(PROBLEM DETAILS): Transcribe everything in the data word for word. Pictures are left out.

---- DATA EXCERPT

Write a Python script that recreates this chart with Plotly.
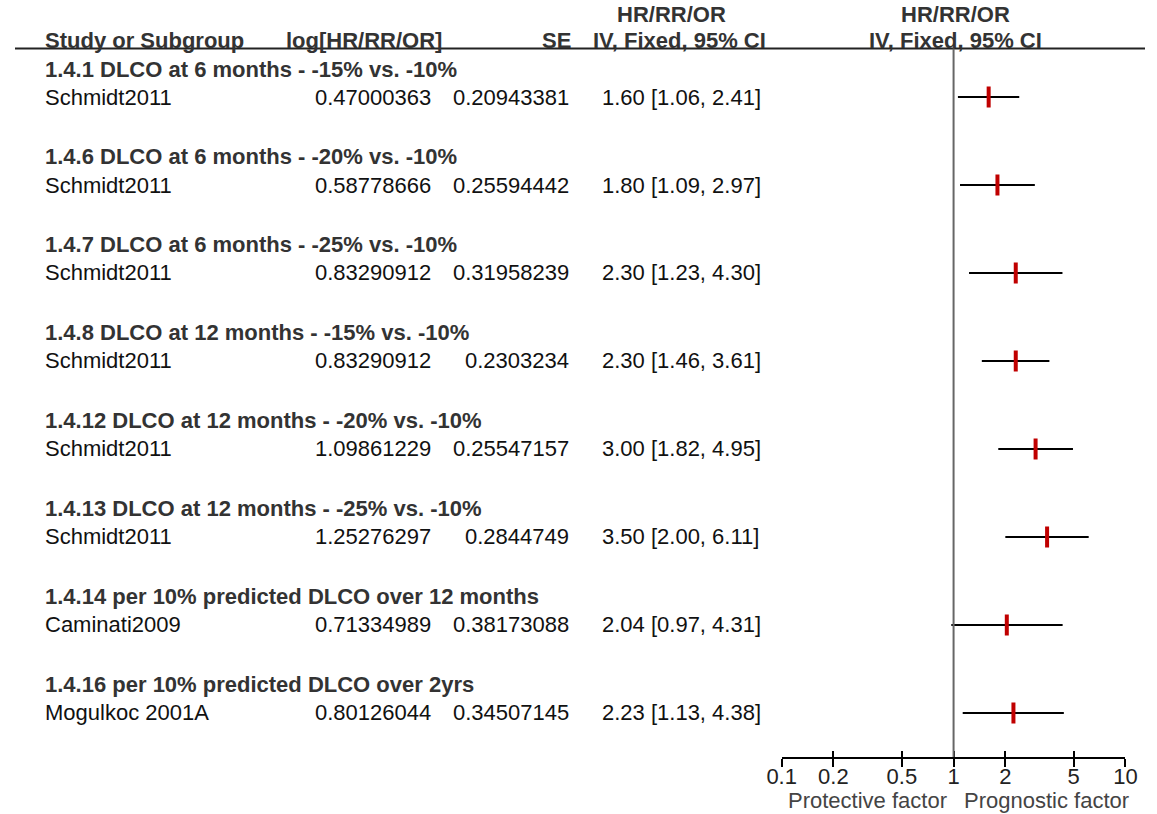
import plotly.graph_objects as go

# ---- data ----
groups = [
    "1.4.1 DLCO at 6 months - -15% vs. -10%",
    "1.4.6 DLCO at 6 months - -20% vs. -10%",
    "1.4.7 DLCO at 6 months - -25% vs. -10%",
    "1.4.8 DLCO at 12 months - -15% vs. -10%",
    "1.4.12 DLCO at 12 months - -20% vs. -10%",
    "1.4.13 DLCO at 12 months - -25% vs. -10%",
    "1.4.14 per 10% predicted DLCO over 12 months",
    "1.4.16 per 10% predicted DLCO over 2yrs",
]
studies = ["Schmidt2011", "Schmidt2011", "Schmidt2011", "Schmidt2011",
           "Schmidt2011", "Schmidt2011", "Caminati2009", "Mogulkoc 2001A"]
log_est = ["0.47000363", "0.58778666", "0.83290912", "0.83290912",
           "1.09861229", "1.25276297", "0.71334989", "0.80126044"]
se_vals = ["0.20943381", "0.25594442", "0.31958239", "0.2303234",
           "0.25547157", "0.2844749", "0.38173088", "0.34507145"]
hr = [1.60, 1.80, 2.30, 2.30, 3.00, 3.50, 2.04, 2.23]
lo = [1.06, 1.09, 1.23, 1.46, 1.82, 2.00, 0.97, 1.13]
hi = [2.41, 2.97, 4.30, 3.61, 4.95, 6.11, 4.31, 4.38]
tick_vals = [0.1, 0.2, 0.5, 1, 2, 5, 10]
tick_text = ["0.1", "0.2", "0.5", "1", "2", "5", "10"]

W, H = 1157, 814
FONT = "Liberation Sans, Arial, sans-serif"
FS = 22
BOLD_C = "#333333"
TXT_C = "#111111"

head_rows = [3 * i for i in range(len(groups))]
study_rows = [3 * i + 0.955 for i in range(len(groups))]

def px(x):
    return x / W

fig = go.Figure()

# CI whiskers
cx, cy = [], []
for l, h, r in zip(lo, hi, study_rows):
    cx += [l, h, None]
    cy += [r, r, None]
fig.add_trace(go.Scatter(x=cx, y=cy, mode="lines",
                         line=dict(color="black", width=2),
                         hoverinfo="skip", showlegend=False))
# point estimates
fig.add_trace(go.Scatter(x=hr, y=study_rows, mode="markers",
                         marker=dict(symbol="line-ns", size=15,
                                     line=dict(width=4, color="#c00000")),
                         showlegend=False))
# invisible trace for second (inside-tick) axis
fig.add_trace(go.Scatter(x=[1], y=[study_rows[0]], xaxis="x2", mode="markers",
                         marker=dict(opacity=0), showlegend=False,
                         hoverinfo="skip"))

ann = []
def t(text, x, y, anchor="left", bold=False, color=None, yref="y", size=FS):
    ann.append(dict(text=f"<b>{text}</b>" if bold else text, x=px(x), y=y,
                    xref="paper", yref=yref, xanchor=anchor, yanchor="middle",
                    showarrow=False, borderpad=0,
                    font=dict(family=FONT, size=size,
                              color=color or (BOLD_C if bold else TXT_C))))

# header
t("Study or Subgroup", 30, -0.97, bold=True)
t("log[HR/RR/OR]", 276, -0.97, bold=True)
t("SE", 570, -0.97, anchor="right", bold=True)
t("HR/RR/OR", 672, -1.85, anchor="center", bold=True)
t("IV, Fixed, 95% CI", 680, -0.97, anchor="center", bold=True)
t("HR/RR/OR", 963, -1.85, anchor="center", bold=True)
t("IV, Fixed, 95% CI", 963, -0.97, anchor="center", bold=True)

for g, r in zip(groups, head_rows):
    t(g, 30, r, bold=True)
for i, r in enumerate(study_rows):
    t(studies[i], 30, r)
    t(log_est[i], 427, r, anchor="right")
    t(se_vals[i], 568, r, anchor="right")
    t(f"{hr[i]:.2f} [{lo[i]:.2f}, {hi[i]:.2f}]", 600, r)

t("Protective factor", 873, 1 - 800 / H, anchor="center", yref="paper", color="#444444")
t("Prognostic factor", 1056, 1 - 800 / H, anchor="center", yref="paper", color="#444444")

y_top = -69 / 29.33
y_bot = (757 - 69) / 29.33

shapes = [
    dict(type="line", xref="paper", yref="y", x0=0, x1=1, y0=-0.7, y1=-0.7,
         line=dict(color="#222222", width=2)),
    dict(type="line", xref="x", yref="y", x0=1, x1=1, y0=-0.7, y1=y_bot,
         line=dict(color="#666666", width=2)),
]

xdom = [785 / W, 1137 / W]
fig.update_layout(
    width=W, height=H,
    margin=dict(l=0, r=0, t=0, b=0),
    paper_bgcolor="white", plot_bgcolor="white",
    font=dict(family=FONT, size=FS, color=TXT_C),
    xaxis=dict(type="log", range=[-1, 1], domain=xdom,
               tickvals=tick_vals, ticktext=tick_text,
               ticks="outside", ticklen=8, tickwidth=2, tickcolor="black",
               showline=True, linecolor="black", linewidth=2,
               showgrid=False, zeroline=False, ticklabelstandoff=-9,
               tickfont=dict(family=FONT, size=FS, color="#222222")),
    xaxis2=dict(type="log", range=[-1, 1], domain=xdom, overlaying="x",
                anchor="y", side="bottom",
                tickvals=tick_vals, ticks="inside", ticklen=6, tickwidth=2,
                tickcolor="black", showticklabels=False, showline=False,
                showgrid=False, zeroline=False),
    yaxis=dict(range=[y_bot, y_top], domain=[1 - 757 / H, 1],
               visible=False, showgrid=False, zeroline=False),
    annotations=ann,
    shapes=shapes,
    showlegend=False,
)

fig.write_html("out.html", config={"displayModeBar": False},
               post_script="document.body.style.margin='0';document.body.style.overflow='hidden';")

--------

(IN RESPONSE):
Write a Python script that recreates this chart with Plotly.
import plotly.graph_objects as go

# ---- data ----
groups = [
    "1.4.1 DLCO at 6 months - -15% vs. -10%",
    "1.4.6 DLCO at 6 months - -20% vs. -10%",
    "1.4.7 DLCO at 6 months - -25% vs. -10%",
    "1.4.8 DLCO at 12 months - -15% vs. -10%",
    "1.4.12 DLCO at 12 months - -20% vs. -10%",
    "1.4.13 DLCO at 12 months - -25% vs. -10%",
    "1.4.14 per 10% predicted DLCO over 12 months",
    "1.4.16 per 10% predicted DLCO over 2yrs",
]
studies = ["Schmidt2011", "Schmidt2011", "Schmidt2011", "Schmidt2011",
           "Schmidt2011", "Schmidt2011", "Caminati2009", "Mogulkoc 2001A"]
log_est = ["0.47000363", "0.58778666", "0.83290912", "0.83290912",
           "1.09861229", "1.25276297", "0.71334989", "0.80126044"]
se_vals = ["0.20943381", "0.25594442", "0.31958239", "0.2303234",
           "0.25547157", "0.2844749", "0.38173088", "0.34507145"]
hr = [1.60, 1.80, 2.30, 2.30, 3.00, 3.50, 2.04, 2.23]
lo = [1.06, 1.09, 1.23, 1.46, 1.82, 2.00, 0.97, 1.13]
hi = [2.41, 2.97, 4.30, 3.61, 4.95, 6.11, 4.31, 4.38]
tick_vals = [0.1, 0.2, 0.5, 1, 2, 5, 10]
tick_text = ["0.1", "0.2", "0.5", "1", "2", "5", "10"]

W, H = 1157, 814
FONT = "Liberation Sans, Arial, sans-serif"
FS = 22
BOLD_C = "#333333"
TXT_C = "#111111"

head_rows = [3 * i for i in range(len(groups))]
study_rows = [3 * i + 0.955 for i in range(len(groups))]

def px(x):
    return x / W

fig = go.Figure()

# CI whiskers
cx, cy = [], []
for l, h, r in zip(lo, hi, study_rows):
    cx += [l, h, None]
    cy += [r, r, None]
fig.add_trace(go.Scatter(x=cx, y=cy, mode="lines",
                         line=dict(color="black", width=2),
                         hoverinfo="skip", showlegend=False))
# point estimates
fig.add_trace(go.Scatter(x=hr, y=study_rows, mode="markers",
                         marker=dict(symbol="line-ns", size=15,
                                     line=dict(width=4, color="#c00000")),
                         showlegend=False))
# invisible trace for second (inside-tick) axis
fig.add_trace(go.Scatter(x=[1], y=[study_rows[0]], xaxis="x2", mode="markers",
                         marker=dict(opacity=0), showlegend=False,
                         hoverinfo="skip"))

ann = []
def t(text, x, y, anchor="left", bold=False, color=None, yref="y", size=FS):
    ann.append(dict(text=f"<b>{text}</b>" if bold else text, x=px(x), y=y,
                    xref="paper", yref=yref, xanchor=anchor, yanchor="middle",
                    showarrow=False, borderpad=0,
                    font=dict(family=FONT, size=size,
                              color=color or (BOLD_C if bold else TXT_C))))

# header
t("Study or Subgroup", 30, -0.97, bold=True)
t("log[HR/RR/OR]", 276, -0.97, bold=True)
t("SE", 570, -0.97, anchor="right", bold=True)
t("HR/RR/OR", 672, -1.85, anchor="center", bold=True)
t("IV, Fixed, 95% CI", 680, -0.97, anchor="center", bold=True)
t("HR/RR/OR", 963, -1.85, anchor="center", bold=True)
t("IV, Fixed, 95% CI", 963, -0.97, anchor="center", bold=True)

for g, r in zip(groups, head_rows):
    t(g, 30, r, bold=True)
for i, r in enumerate(study_rows):
    t(studies[i], 30, r)
    t(log_est[i], 427, r, anchor="right")
    t(se_vals[i], 568, r, anchor="right")
    t(f"{hr[i]:.2f} [{lo[i]:.2f}, {hi[i]:.2f}]", 600, r)

t("Protective factor", 873, 1 - 800 / H, anchor="center", yref="paper", color="#444444")
t("Prognostic factor", 1056, 1 - 800 / H, anchor="center", yref="paper", color="#444444")

y_top = -69 / 29.33
y_bot = (757 - 69) / 29.33

shapes = [
    dict(type="line", xref="paper", yref="y", x0=0, x1=1, y0=-0.7, y1=-0.7,
         line=dict(color="#222222", width=2)),
    dict(type="line", xref="x", yref="y", x0=1, x1=1, y0=-0.7, y1=y_bot,
         line=dict(color="#666666", width=2)),
]

xdom = [785 / W, 1137 / W]
fig.update_layout(
    width=W, height=H,
    margin=dict(l=0, r=0, t=0, b=0),
    paper_bgcolor="white", plot_bgcolor="white",
    font=dict(family=FONT, size=FS, color=TXT_C),
    xaxis=dict(type="log", range=[-1, 1], domain=xdom,
               tickvals=tick_vals, ticktext=tick_text,
               ticks="outside", ticklen=8, tickwidth=2, tickcolor="black",
               showline=True, linecolor="black", linewidth=2,
               showgrid=False, zeroline=False, ticklabelstandoff=-9,
               tickfont=dict(family=FONT, size=FS, color="#222222")),
    xaxis2=dict(type="log", range=[-1, 1], domain=xdom, overlaying="x",
                anchor="y", side="bottom",
                tickvals=tick_vals, ticks="inside", ticklen=6, tickwidth=2,
                tickcolor="black", showticklabels=False, showline=False,
                showgrid=False, zeroline=False),
    yaxis=dict(range=[y_bot, y_top], domain=[1 - 757 / H, 1],
               visible=False, showgrid=False, zeroline=False),
    annotations=ann,
    shapes=shapes,
    showlegend=False,
)

fig.write_html("out.html", config={"displayModeBar": False},
               post_script="document.body.style.margin='0';document.body.style.overflow='hidden';")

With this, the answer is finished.